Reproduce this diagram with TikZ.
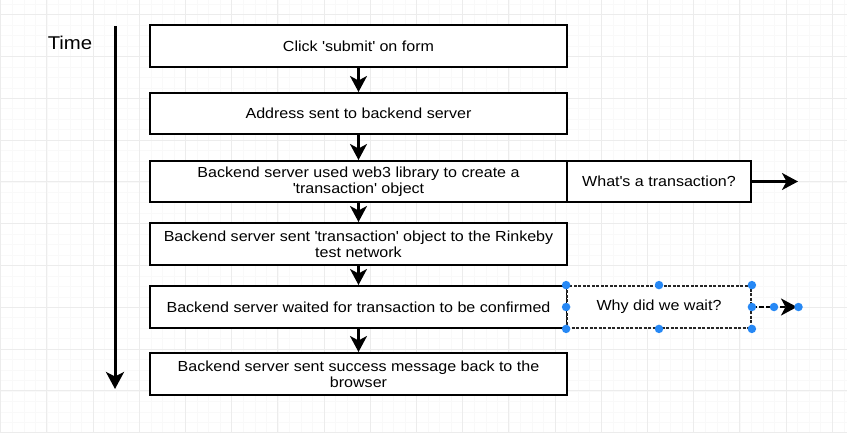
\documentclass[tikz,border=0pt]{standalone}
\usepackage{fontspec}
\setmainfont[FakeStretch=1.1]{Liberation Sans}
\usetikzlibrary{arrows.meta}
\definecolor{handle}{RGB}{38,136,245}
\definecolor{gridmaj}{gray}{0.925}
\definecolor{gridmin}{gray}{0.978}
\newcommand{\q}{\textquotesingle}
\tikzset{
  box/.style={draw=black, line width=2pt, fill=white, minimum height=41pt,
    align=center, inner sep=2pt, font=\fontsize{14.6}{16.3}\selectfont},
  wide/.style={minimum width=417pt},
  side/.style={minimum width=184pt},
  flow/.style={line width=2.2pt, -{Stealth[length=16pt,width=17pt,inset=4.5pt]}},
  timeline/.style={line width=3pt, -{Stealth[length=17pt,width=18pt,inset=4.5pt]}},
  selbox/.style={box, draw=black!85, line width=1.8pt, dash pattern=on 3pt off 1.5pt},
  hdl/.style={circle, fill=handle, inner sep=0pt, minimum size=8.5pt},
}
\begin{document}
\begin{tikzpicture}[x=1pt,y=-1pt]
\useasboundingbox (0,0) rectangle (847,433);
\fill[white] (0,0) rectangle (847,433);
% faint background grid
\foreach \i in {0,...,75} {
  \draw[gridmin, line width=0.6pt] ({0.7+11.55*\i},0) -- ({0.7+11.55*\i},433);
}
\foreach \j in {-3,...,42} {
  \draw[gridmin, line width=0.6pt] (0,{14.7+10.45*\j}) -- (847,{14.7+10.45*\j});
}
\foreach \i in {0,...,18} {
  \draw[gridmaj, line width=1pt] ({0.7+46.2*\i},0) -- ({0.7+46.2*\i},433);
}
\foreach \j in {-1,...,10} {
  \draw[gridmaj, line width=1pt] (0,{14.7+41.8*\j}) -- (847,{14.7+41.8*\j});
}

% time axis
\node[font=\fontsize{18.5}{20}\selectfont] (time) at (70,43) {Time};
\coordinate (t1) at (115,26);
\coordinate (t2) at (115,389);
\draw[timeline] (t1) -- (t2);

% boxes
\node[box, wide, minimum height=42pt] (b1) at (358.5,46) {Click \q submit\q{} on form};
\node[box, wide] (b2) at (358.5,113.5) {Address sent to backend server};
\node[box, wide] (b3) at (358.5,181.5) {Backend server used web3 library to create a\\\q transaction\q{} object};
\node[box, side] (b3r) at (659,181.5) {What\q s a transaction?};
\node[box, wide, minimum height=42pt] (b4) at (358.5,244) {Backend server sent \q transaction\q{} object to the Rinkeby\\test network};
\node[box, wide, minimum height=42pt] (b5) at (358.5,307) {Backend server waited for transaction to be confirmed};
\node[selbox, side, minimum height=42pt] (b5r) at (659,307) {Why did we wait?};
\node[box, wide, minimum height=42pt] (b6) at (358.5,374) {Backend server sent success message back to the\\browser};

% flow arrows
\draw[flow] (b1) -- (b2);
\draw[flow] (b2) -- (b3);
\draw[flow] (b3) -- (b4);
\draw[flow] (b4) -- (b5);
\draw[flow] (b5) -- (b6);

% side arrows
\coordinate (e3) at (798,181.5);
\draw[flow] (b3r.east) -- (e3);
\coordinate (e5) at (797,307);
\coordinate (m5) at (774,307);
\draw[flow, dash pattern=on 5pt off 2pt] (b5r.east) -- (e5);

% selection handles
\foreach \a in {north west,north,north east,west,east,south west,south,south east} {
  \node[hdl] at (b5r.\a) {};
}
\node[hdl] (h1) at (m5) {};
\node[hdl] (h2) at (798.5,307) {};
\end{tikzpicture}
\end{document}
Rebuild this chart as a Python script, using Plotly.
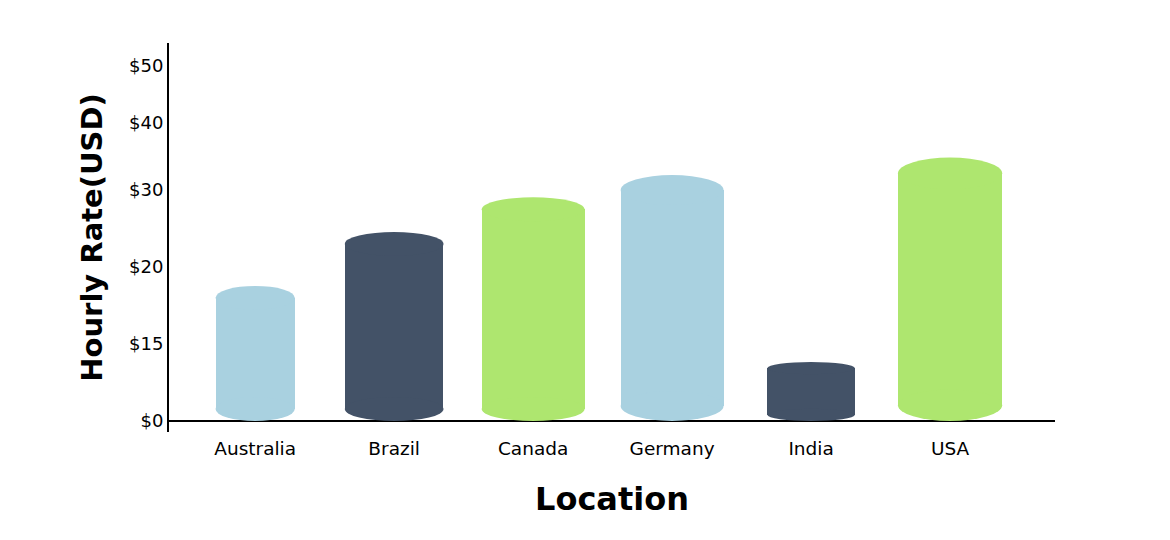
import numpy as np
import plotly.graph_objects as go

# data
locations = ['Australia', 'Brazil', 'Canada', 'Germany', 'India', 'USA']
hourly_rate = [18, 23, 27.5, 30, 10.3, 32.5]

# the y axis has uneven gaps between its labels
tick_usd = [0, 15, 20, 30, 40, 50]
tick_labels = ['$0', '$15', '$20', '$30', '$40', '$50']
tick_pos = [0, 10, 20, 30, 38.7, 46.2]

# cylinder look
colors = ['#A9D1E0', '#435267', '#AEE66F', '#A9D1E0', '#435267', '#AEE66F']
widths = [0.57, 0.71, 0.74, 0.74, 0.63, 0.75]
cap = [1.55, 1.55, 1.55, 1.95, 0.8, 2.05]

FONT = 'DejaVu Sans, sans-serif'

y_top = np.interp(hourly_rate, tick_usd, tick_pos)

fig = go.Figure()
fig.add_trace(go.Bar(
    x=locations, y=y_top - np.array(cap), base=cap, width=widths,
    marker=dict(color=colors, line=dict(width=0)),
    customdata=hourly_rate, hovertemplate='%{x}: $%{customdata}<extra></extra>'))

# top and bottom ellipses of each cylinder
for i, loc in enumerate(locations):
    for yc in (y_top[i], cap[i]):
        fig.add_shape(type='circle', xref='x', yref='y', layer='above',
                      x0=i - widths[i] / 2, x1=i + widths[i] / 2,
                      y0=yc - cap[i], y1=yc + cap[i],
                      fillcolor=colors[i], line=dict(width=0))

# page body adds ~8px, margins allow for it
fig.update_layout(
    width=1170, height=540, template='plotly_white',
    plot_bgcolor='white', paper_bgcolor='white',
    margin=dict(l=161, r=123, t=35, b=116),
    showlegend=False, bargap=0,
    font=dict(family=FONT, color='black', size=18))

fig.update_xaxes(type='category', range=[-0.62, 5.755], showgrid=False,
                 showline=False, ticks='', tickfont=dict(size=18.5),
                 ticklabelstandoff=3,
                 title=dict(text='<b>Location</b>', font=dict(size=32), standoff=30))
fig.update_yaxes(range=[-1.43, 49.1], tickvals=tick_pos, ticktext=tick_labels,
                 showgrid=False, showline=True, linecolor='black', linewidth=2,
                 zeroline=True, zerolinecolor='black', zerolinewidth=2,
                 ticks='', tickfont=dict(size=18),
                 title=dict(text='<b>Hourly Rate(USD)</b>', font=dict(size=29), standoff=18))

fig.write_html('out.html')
####
__Requirement__. Give back each entry exactly as it appears, with no pictures.

__The response__.
Reproduce this diagram with TikZ.
\documentclass[tikz,border=0pt]{standalone}
\usepackage{fontspec}
\setmainfont[FakeStretch=1.1]{Liberation Sans}
\usetikzlibrary{arrows.meta}
\definecolor{handle}{RGB}{38,136,245}
\definecolor{gridmaj}{gray}{0.925}
\definecolor{gridmin}{gray}{0.978}
\newcommand{\q}{\textquotesingle}
\tikzset{
  box/.style={draw=black, line width=2pt, fill=white, minimum height=41pt,
    align=center, inner sep=2pt, font=\fontsize{14.6}{16.3}\selectfont},
  wide/.style={minimum width=417pt},
  side/.style={minimum width=184pt},
  flow/.style={line width=2.2pt, -{Stealth[length=16pt,width=17pt,inset=4.5pt]}},
  timeline/.style={line width=3pt, -{Stealth[length=17pt,width=18pt,inset=4.5pt]}},
  selbox/.style={box, draw=black!85, line width=1.8pt, dash pattern=on 3pt off 1.5pt},
  hdl/.style={circle, fill=handle, inner sep=0pt, minimum size=8.5pt},
}
\begin{document}
\begin{tikzpicture}[x=1pt,y=-1pt]
\useasboundingbox (0,0) rectangle (847,433);
\fill[white] (0,0) rectangle (847,433);
% faint background grid
\foreach \i in {0,...,75} {
  \draw[gridmin, line width=0.6pt] ({0.7+11.55*\i},0) -- ({0.7+11.55*\i},433);
}
\foreach \j in {-3,...,42} {
  \draw[gridmin, line width=0.6pt] (0,{14.7+10.45*\j}) -- (847,{14.7+10.45*\j});
}
\foreach \i in {0,...,18} {
  \draw[gridmaj, line width=1pt] ({0.7+46.2*\i},0) -- ({0.7+46.2*\i},433);
}
\foreach \j in {-1,...,10} {
  \draw[gridmaj, line width=1pt] (0,{14.7+41.8*\j}) -- (847,{14.7+41.8*\j});
}

% time axis
\node[font=\fontsize{18.5}{20}\selectfont] (time) at (70,43) {Time};
\coordinate (t1) at (115,26);
\coordinate (t2) at (115,389);
\draw[timeline] (t1) -- (t2);

% boxes
\node[box, wide, minimum height=42pt] (b1) at (358.5,46) {Click \q submit\q{} on form};
\node[box, wide] (b2) at (358.5,113.5) {Address sent to backend server};
\node[box, wide] (b3) at (358.5,181.5) {Backend server used web3 library to create a\\\q transaction\q{} object};
\node[box, side] (b3r) at (659,181.5) {What\q s a transaction?};
\node[box, wide, minimum height=42pt] (b4) at (358.5,244) {Backend server sent \q transaction\q{} object to the Rinkeby\\test network};
\node[box, wide, minimum height=42pt] (b5) at (358.5,307) {Backend server waited for transaction to be confirmed};
\node[selbox, side, minimum height=42pt] (b5r) at (659,307) {Why did we wait?};
\node[box, wide, minimum height=42pt] (b6) at (358.5,374) {Backend server sent success message back to the\\browser};

% flow arrows
\draw[flow] (b1) -- (b2);
\draw[flow] (b2) -- (b3);
\draw[flow] (b3) -- (b4);
\draw[flow] (b4) -- (b5);
\draw[flow] (b5) -- (b6);

% side arrows
\coordinate (e3) at (798,181.5);
\draw[flow] (b3r.east) -- (e3);
\coordinate (e5) at (797,307);
\coordinate (m5) at (774,307);
\draw[flow, dash pattern=on 5pt off 2pt] (b5r.east) -- (e5);

% selection handles
\foreach \a in {north west,north,north east,west,east,south west,south,south east} {
  \node[hdl] at (b5r.\a) {};
}
\node[hdl] (h1) at (m5) {};
\node[hdl] (h2) at (798.5,307) {};
\end{tikzpicture}
\end{document}
Rebuild this chart as a Python script, using Plotly.
import numpy as np
import plotly.graph_objects as go

# data
locations = ['Australia', 'Brazil', 'Canada', 'Germany', 'India', 'USA']
hourly_rate = [18, 23, 27.5, 30, 10.3, 32.5]

# the y axis has uneven gaps between its labels
tick_usd = [0, 15, 20, 30, 40, 50]
tick_labels = ['$0', '$15', '$20', '$30', '$40', '$50']
tick_pos = [0, 10, 20, 30, 38.7, 46.2]

# cylinder look
colors = ['#A9D1E0', '#435267', '#AEE66F', '#A9D1E0', '#435267', '#AEE66F']
widths = [0.57, 0.71, 0.74, 0.74, 0.63, 0.75]
cap = [1.55, 1.55, 1.55, 1.95, 0.8, 2.05]

FONT = 'DejaVu Sans, sans-serif'

y_top = np.interp(hourly_rate, tick_usd, tick_pos)

fig = go.Figure()
fig.add_trace(go.Bar(
    x=locations, y=y_top - np.array(cap), base=cap, width=widths,
    marker=dict(color=colors, line=dict(width=0)),
    customdata=hourly_rate, hovertemplate='%{x}: $%{customdata}<extra></extra>'))

# top and bottom ellipses of each cylinder
for i, loc in enumerate(locations):
    for yc in (y_top[i], cap[i]):
        fig.add_shape(type='circle', xref='x', yref='y', layer='above',
                      x0=i - widths[i] / 2, x1=i + widths[i] / 2,
                      y0=yc - cap[i], y1=yc + cap[i],
                      fillcolor=colors[i], line=dict(width=0))

# page body adds ~8px, margins allow for it
fig.update_layout(
    width=1170, height=540, template='plotly_white',
    plot_bgcolor='white', paper_bgcolor='white',
    margin=dict(l=161, r=123, t=35, b=116),
    showlegend=False, bargap=0,
    font=dict(family=FONT, color='black', size=18))

fig.update_xaxes(type='category', range=[-0.62, 5.755], showgrid=False,
                 showline=False, ticks='', tickfont=dict(size=18.5),
                 ticklabelstandoff=3,
                 title=dict(text='<b>Location</b>', font=dict(size=32), standoff=30))
fig.update_yaxes(range=[-1.43, 49.1], tickvals=tick_pos, ticktext=tick_labels,
                 showgrid=False, showline=True, linecolor='black', linewidth=2,
                 zeroline=True, zerolinecolor='black', zerolinewidth=2,
                 ticks='', tickfont=dict(size=18),
                 title=dict(text='<b>Hourly Rate(USD)</b>', font=dict(size=29), standoff=18))

fig.write_html('out.html')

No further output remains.